Wait, why is Margaret marrying Prince Edward?

They briefly mention that since her parents died, she feels a need to uphold duty, but this isn’t the 17th century. She doesn’t need to marry a prince to forge an alliance between their nations. This isn’t how things work. And we know it’s not how things work because when the prince announces a week before their wedding that he’s actually marrying a random baker from Chicago, no one cares. The king and queen don’t care. This wasn’t some important arranged marriage and he doesn’t have to marry someone from a royal family. And neither does Lady Margaret because she is super happy dating Kevin. So why were they getting married in the first place?

Who is the magic old man who keeps appearing?
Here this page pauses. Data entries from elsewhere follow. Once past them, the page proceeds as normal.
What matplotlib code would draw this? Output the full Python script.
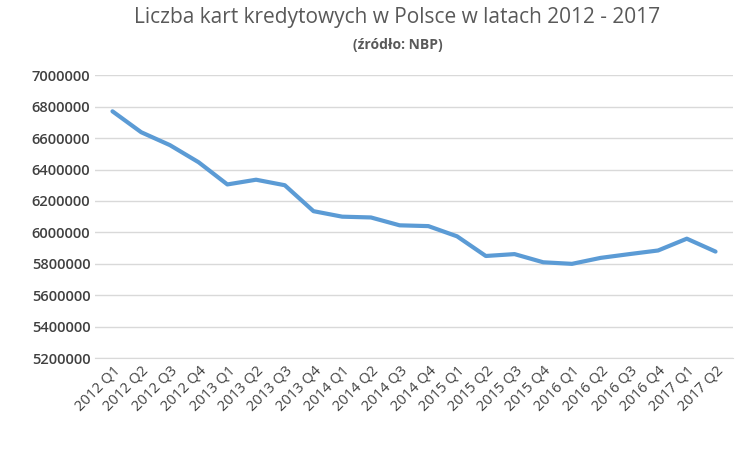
import matplotlib
matplotlib.use("Agg")
import matplotlib.pyplot as plt

plt.rcParams['font.family'] = ['Open Sans', 'DejaVu Sans']

quarters = ['2012 Q1', '2012 Q2', '2012 Q3', '2012 Q4', '2013 Q1', '2013 Q2',
            '2013 Q3', '2013 Q4', '2014 Q1', '2014 Q2', '2014 Q3', '2014 Q4',
            '2015 Q1', '2015 Q2', '2015 Q3', '2015 Q4', '2016 Q1', '2016 Q2',
            '2016 Q3', '2016 Q4', '2017 Q1', '2017 Q2']
cards = [6770000, 6637000, 6555000, 6446000, 6305000, 6335000,
         6300000, 6135000, 6100000, 6095000, 6045000, 6040000,
         5975000, 5850000, 5862000, 5810000, 5800000, 5838000,
         5862000, 5885000, 5960000, 5878000]
y_ticks = list(range(5200000, 7000001, 200000))

fig = plt.figure(figsize=(7.5, 4.5), dpi=100)
ax = fig.add_axes([0.127, 0.204, 0.85, 0.629])
ax.plot(range(len(quarters)), cards, color='#5b9bd5', linewidth=3, solid_capstyle='round')

ax.set_ylim(5200000, 7000000)
ax.set_xlim(-0.6, len(quarters) - 0.4)
ax.set_yticks(y_ticks)
ax.set_yticklabels([str(v) for v in y_ticks], fontsize=10.5, color='#404040',
                   fontweight='semibold')
ax.set_xticks(range(len(quarters)))
ax.set_xticklabels(quarters, rotation=45, ha='right', rotation_mode='anchor',
                   fontsize=10.5, color='#404040')
ax.tick_params(length=0)
ax.grid(axis='y', color='#d9d9d9', linewidth=1)
ax.set_axisbelow(True)
for s in ['top', 'right', 'left']:
    ax.spines[s].set_visible(False)
ax.spines['bottom'].set_color('#d9d9d9')

fig.text(0.53, 0.96, 'Liczba kart kredytowych w Polsce w latach 2012 - 2017',
         ha='center', va='center', fontsize=15, color='#595959')
fig.text(0.53, 0.9, '(źródło: NBP)', ha='center', va='center',
         fontsize=10, color='#595959', fontweight='bold')

fig.savefig('out.png', dpi=100)
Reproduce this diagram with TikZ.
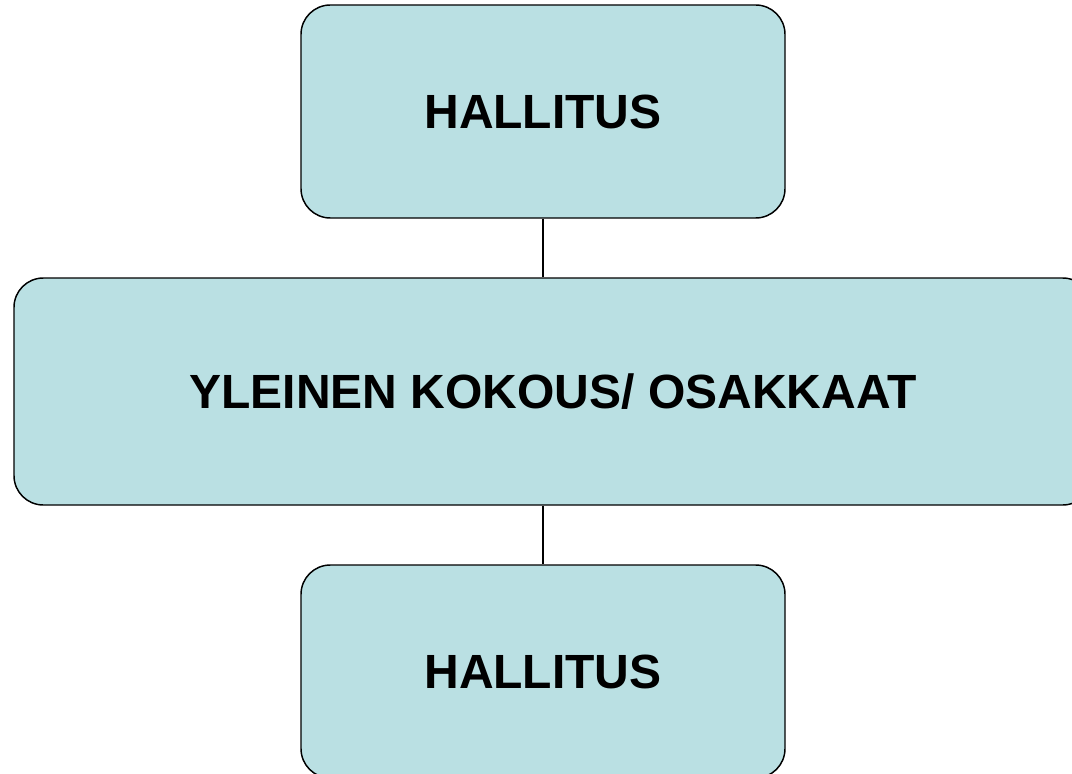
\documentclass[tikz,border=0pt]{standalone}
\usepackage{fontspec}
\setmainfont{Liberation Sans}
\usepackage{tikz}

\definecolor{boxblue}{RGB}{186,224,227}

\begin{document}
\begin{tikzpicture}[x=0.75pt, y=-0.75pt,
    orgbox/.style={draw=black, line width=1.1pt, fill=boxblue, rounded corners=22pt,
      font=\fontsize{36}{40}\selectfont\bfseries, inner sep=0pt}]
      \useasboundingbox (0, 0) rectangle (1072, 774);
      \node[orgbox, minimum width=363pt, minimum height=159.75pt] (top) at (543, 111.5) {HALLITUS};
      \node[orgbox, minimum width=808.5pt, minimum height=170.25pt] (mid) at (553, 391.5) {YLEINEN KOKOUS/ OSAKKAAT};
      \node[orgbox, minimum width=363pt, minimum height=159.75pt] (bot) at (543, 671.5) {HALLITUS};
      \draw[line width=0.9pt] (top.south) -- (top.south |- mid.north);
      \draw[line width=0.9pt] (bot.north |- mid.south) -- (bot.north);
    \end{tikzpicture}
\end{document}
WHO IS THIS OLD MAN! I AM FURIOUS. WHAT SORT OF “CHRISTMAS WISH” DID HE GRANT? IS HE AN ANGEL? HE DOESN’T DO ANYTHING MAGICAL! HE JUST SAYS RANDOM BITS OF EXPOSITION! You can’t introduce a magical angel-character without a wink to the audience or reveal that he’s actually an angel or something, because as it stands, he is just a very, very nosy stranger. The weirdest part is when Stacy sees him in Belgravia after seeing him in Chicago a week prior, and she asks about it. “How would I be in Chicago?” he asks with condescension. Um, on a plane, you weirdo. Stacy was in Chicago, and now she’s here. That’s how international travel works. I hate you, you deux ex machina old man piece of garbage. You’re the worst.

The Princess Switch is now streaming on Netflix.